Edwards wrote, I am guessing, a good story about the invalidity of VAMs and the insistence of the tech millionaires/billionaires that they know more about education than teachers and that they are ready to deploy millions to force their views on a public education system about which they are uninformed. For them, it is a power trip, not reform.

Again my guess is that her editor rewrote the story to make the millionaires look heroic, because what they are doing is not heroic. Anyone who has any regular contact with public schools expects it will be harder to recruit good teachers as a result of the Vergara decision. But the millionaires don’t know that.
  
The third part of the TIME story is the four-paragraph column by Nancy Gibbs, Editor of TIME. She calls it “Honor Thy Teacher,” an ironic title for her piece and for the cover illustration, which Dishonors All Teachers. Gibbs begins by thanking three teachers– Mrs. Flanagan, Miss Raymond, and Mr. Schwartz–who “seeded” her imagination and shaped her character. But she then goes on to say that “one Texas study found that cutting class size by 10 students was not as beneficial as even modest improvement in the teacher.”

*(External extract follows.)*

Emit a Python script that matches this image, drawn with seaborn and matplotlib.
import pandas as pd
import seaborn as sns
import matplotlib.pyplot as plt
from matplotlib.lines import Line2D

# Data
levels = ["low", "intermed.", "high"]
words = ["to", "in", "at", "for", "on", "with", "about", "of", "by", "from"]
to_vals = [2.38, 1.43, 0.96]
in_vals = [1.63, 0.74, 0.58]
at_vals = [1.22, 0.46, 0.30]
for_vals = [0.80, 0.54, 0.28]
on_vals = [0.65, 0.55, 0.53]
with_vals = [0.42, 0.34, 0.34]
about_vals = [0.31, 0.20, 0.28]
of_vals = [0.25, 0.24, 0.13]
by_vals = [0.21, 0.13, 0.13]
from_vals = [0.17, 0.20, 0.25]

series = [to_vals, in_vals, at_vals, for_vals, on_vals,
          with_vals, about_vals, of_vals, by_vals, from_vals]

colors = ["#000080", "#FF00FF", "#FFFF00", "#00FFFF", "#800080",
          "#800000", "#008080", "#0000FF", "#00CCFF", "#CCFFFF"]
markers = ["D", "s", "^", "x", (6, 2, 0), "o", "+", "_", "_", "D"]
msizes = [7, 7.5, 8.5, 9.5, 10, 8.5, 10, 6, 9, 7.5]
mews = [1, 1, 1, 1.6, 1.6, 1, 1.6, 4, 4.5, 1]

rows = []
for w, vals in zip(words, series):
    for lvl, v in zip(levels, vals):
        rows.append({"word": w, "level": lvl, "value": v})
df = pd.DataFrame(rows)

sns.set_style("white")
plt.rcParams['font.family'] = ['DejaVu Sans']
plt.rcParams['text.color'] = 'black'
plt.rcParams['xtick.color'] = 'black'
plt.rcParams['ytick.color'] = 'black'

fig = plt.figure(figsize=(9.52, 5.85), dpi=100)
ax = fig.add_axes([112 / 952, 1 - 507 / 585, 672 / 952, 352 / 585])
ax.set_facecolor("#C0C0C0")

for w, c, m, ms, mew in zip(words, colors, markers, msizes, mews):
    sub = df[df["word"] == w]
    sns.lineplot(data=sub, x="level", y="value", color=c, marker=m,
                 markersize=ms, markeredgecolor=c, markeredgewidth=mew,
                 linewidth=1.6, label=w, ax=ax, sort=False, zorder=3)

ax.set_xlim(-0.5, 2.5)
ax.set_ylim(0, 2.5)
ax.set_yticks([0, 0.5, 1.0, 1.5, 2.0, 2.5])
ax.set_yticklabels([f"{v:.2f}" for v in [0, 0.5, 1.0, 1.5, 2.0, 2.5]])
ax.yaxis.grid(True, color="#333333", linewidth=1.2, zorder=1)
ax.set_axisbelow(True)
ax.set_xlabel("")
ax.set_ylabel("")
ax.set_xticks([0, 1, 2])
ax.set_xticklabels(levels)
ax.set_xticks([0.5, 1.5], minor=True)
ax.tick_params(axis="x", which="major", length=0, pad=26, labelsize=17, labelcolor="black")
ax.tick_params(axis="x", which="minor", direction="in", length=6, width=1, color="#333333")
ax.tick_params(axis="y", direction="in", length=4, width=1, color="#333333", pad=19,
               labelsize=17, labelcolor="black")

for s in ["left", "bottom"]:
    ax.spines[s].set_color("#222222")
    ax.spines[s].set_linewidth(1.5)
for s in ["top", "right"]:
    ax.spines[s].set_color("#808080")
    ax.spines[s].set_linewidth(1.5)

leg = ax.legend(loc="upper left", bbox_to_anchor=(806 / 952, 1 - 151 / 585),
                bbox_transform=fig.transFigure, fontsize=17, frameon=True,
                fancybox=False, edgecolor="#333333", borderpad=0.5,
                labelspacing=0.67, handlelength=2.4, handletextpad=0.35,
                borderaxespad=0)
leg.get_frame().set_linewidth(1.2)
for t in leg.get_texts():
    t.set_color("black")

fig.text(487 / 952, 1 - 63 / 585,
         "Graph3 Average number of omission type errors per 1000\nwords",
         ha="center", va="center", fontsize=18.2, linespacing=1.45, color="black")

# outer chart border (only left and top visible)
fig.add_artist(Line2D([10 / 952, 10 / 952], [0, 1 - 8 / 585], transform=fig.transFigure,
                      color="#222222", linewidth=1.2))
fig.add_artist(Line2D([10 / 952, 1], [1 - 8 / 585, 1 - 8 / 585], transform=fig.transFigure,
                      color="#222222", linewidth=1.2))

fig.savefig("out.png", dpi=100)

That is bizarre. I wish she had identified the study or its author. I don’t know of any teacher, even the best, who would not prefer to teach smaller classes; I don’t know of any teacher who thinks he or she can do their best when they have 35 or 45 children in the class. Gibbs then goes on to reiterate the familiar claim that other countries draw their teachers from the top third of graduates while the U.S. draws almost half of its teachers from the bottom third. 

Again, I would like to see her citation for that datum. Perhaps the three teachers she thanked at the outset—Mrs. Flanagan, Miss Raymond, and Mr. Schwartz—were drawn from the bottom third.

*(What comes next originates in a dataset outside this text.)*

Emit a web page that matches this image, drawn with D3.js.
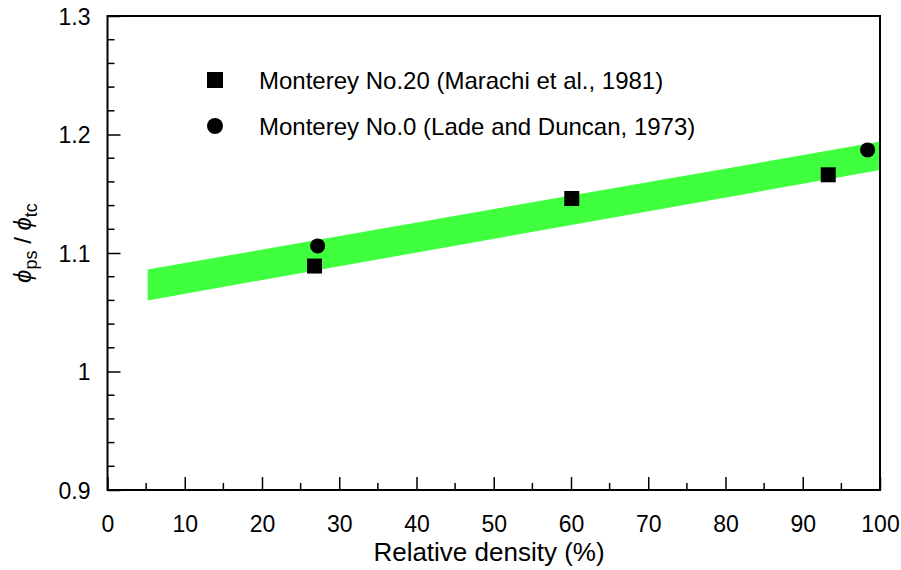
<!DOCTYPE html>
<html>
<head>
<meta charset="utf-8">
<script src="https://cdn.jsdelivr.net/npm/d3@7"></script>
<style>
  body { margin: 0; background: #fff; }
  text { font-family: "Liberation Sans", Arial, sans-serif; fill: #000; }
</style>
</head>
<body>
<svg id="chart" width="901" height="570"></svg>
<script>
// data
const xTicks = [0, 10, 20, 30, 40, 50, 60, 70, 80, 90, 100];
const yTicks = [0.9, 1, 1.1, 1.2, 1.3];
const yTickLabels = ["0.9", "1", "1.1", "1.2", "1.3"];

const marachiDensity = [26.8, 60.1, 93.3];
const marachiRatio = [1.089, 1.146, 1.166];
const ladeDensity = [27.2, 98.4];
const ladeRatio = [1.106, 1.187];

// green band: upper and lower edges
const bandDensity = [5.2, 100];
const bandUpper = [1.086, 1.194];
const bandLower = [1.060, 1.170];

const svg = d3.select("#chart"),
  margin = {top: 16, right: 21, bottom: 80, left: 107.5},
  width = 901 - margin.left - margin.right,
  height = 570 - margin.top - margin.bottom;

const x = d3.scaleLinear().domain([0, 100]).range([0, width]);
const y = d3.scaleLinear().domain([0.9, 1.3]).range([height, 0]);

const g = svg.append("g")
  .attr("transform", "translate(" + margin.left + "," + margin.top + ")");

// band
const band = bandDensity.map((d, i) => [x(d), y(bandUpper[i])])
  .concat(bandDensity.map((d, i) => [x(d), y(bandLower[i])]).reverse());
g.append("path")
  .attr("d", d3.line()(band) + "Z")
  .attr("fill", "#3fff3f");

// frame
g.append("rect")
  .attr("width", width).attr("height", height)
  .attr("fill", "none").attr("stroke", "#000").attr("stroke-width", 2);

// x axis, ticks inside
const xMinor = d3.range(5, 100, 10);
g.append("g")
  .attr("transform", "translate(0," + height + ")")
  .call(d3.axisBottom(x).tickValues(xTicks).tickSize(-13).tickPadding(26))
  .call(a => a.select(".domain").remove())
  .call(a => a.selectAll("text").attr("font-size", 23).attr("dy", "0.71em"))
  .call(a => a.selectAll("line").attr("stroke-width", 1.5));
g.append("g").selectAll("line").data(xMinor).join("line")
  .attr("x1", d => x(d)).attr("x2", d => x(d))
  .attr("y1", height).attr("y2", height - 7)
  .attr("stroke", "#000").attr("stroke-width", 1.5);

// y axis, ticks inside
const yMinor = d3.range(0.92, 1.3, 0.02).filter(v => Math.abs(v * 10 - Math.round(v * 10)) > 0.01);
g.append("g")
  .call(d3.axisLeft(y).tickValues(yTicks).tickFormat((d, i) => yTickLabels[i]).tickSize(-13).tickPadding(17))
  .call(a => a.select(".domain").remove())
  .call(a => a.selectAll("text").attr("font-size", 23).attr("dy", "0.36em"))
  .call(a => a.selectAll("line").attr("stroke-width", 1.5));
g.append("g").selectAll("line").data(yMinor).join("line")
  .attr("x1", 0).attr("x2", 7)
  .attr("y1", d => y(d)).attr("y2", d => y(d))
  .attr("stroke", "#000").attr("stroke-width", 1.5);

// points
g.selectAll(".sq").data(marachiDensity).join("rect")
  .attr("class", "sq")
  .attr("x", (d, i) => x(d) - 7.5).attr("y", (d, i) => y(marachiRatio[i]) - 7.5)
  .attr("width", 15).attr("height", 15).attr("fill", "#000");
g.selectAll(".ci").data(ladeDensity).join("circle")
  .attr("class", "ci")
  .attr("cx", d => x(d)).attr("cy", (d, i) => y(ladeRatio[i]))
  .attr("r", 7.5).attr("fill", "#000");

// legend
const legend = svg.append("g");
legend.append("rect").attr("x", 207).attr("y", 72).attr("width", 16).attr("height", 16).attr("fill", "#000");
legend.append("text").attr("x", 259).attr("y", 89).attr("font-size", 24)
  .text("Monterey No.20 (Marachi et al., 1981)");
legend.append("circle").attr("cx", 215).attr("cy", 126).attr("r", 8).attr("fill", "#000");
legend.append("text").attr("x", 259).attr("y", 135).attr("font-size", 24)
  .text("Monterey No.0 (Lade and Duncan, 1973)");

// axis titles
svg.append("text")
  .attr("x", 489).attr("y", 561)
  .attr("text-anchor", "middle").attr("font-size", 26)
  .text("Relative density (%)");

const yt = svg.append("text")
  .attr("transform", "translate(31,243) rotate(-90)")
  .attr("text-anchor", "middle").attr("font-size", 24);
yt.append("tspan").attr("font-style", "italic").text("\u03D5");
yt.append("tspan").attr("font-size", 18).attr("dy", 6).text("ps");
yt.append("tspan").attr("dy", -6).text(" / ");
yt.append("tspan").attr("font-style", "italic").text("\u03D5");
yt.append("tspan").attr("font-size", 18).attr("dy", 6).text("tc");
</script>
</body>
</html>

Does Nancy Gibbs know that between 40-50% of new teachers leave the profession within their first five years (perhaps those in the bottom third)? Does she know that education programs are shrinking because young people no longer see teaching as a desirable career, given the contempt that people like Gibbs and legislators in states like North Carolina and Indiana and millionaires like David Welch heap on teachers?

Does she know that teachers in California must acquire a liberal arts degree before they can enter education programs? Does she know that many experienced teachers are leaving the profession because of the highly public attacks on teachers by people like Arne Duncan, David Welch, and Michelle Rhee? Which side is she on? Does she side with Mrs. Flanagan, Miss Raymond, and Mr. Schwartz, or with the tech millionaires and billionaires who want to reduce them to data points and fire them? Has the thought occurred that the tech millionaires want to replace teachers with computers? It makes sense to them. 

The rest of us would like to see greater support for teachers, greater emphasis on recruitment and retention of those who have the responsibility for instructing the nation’s children.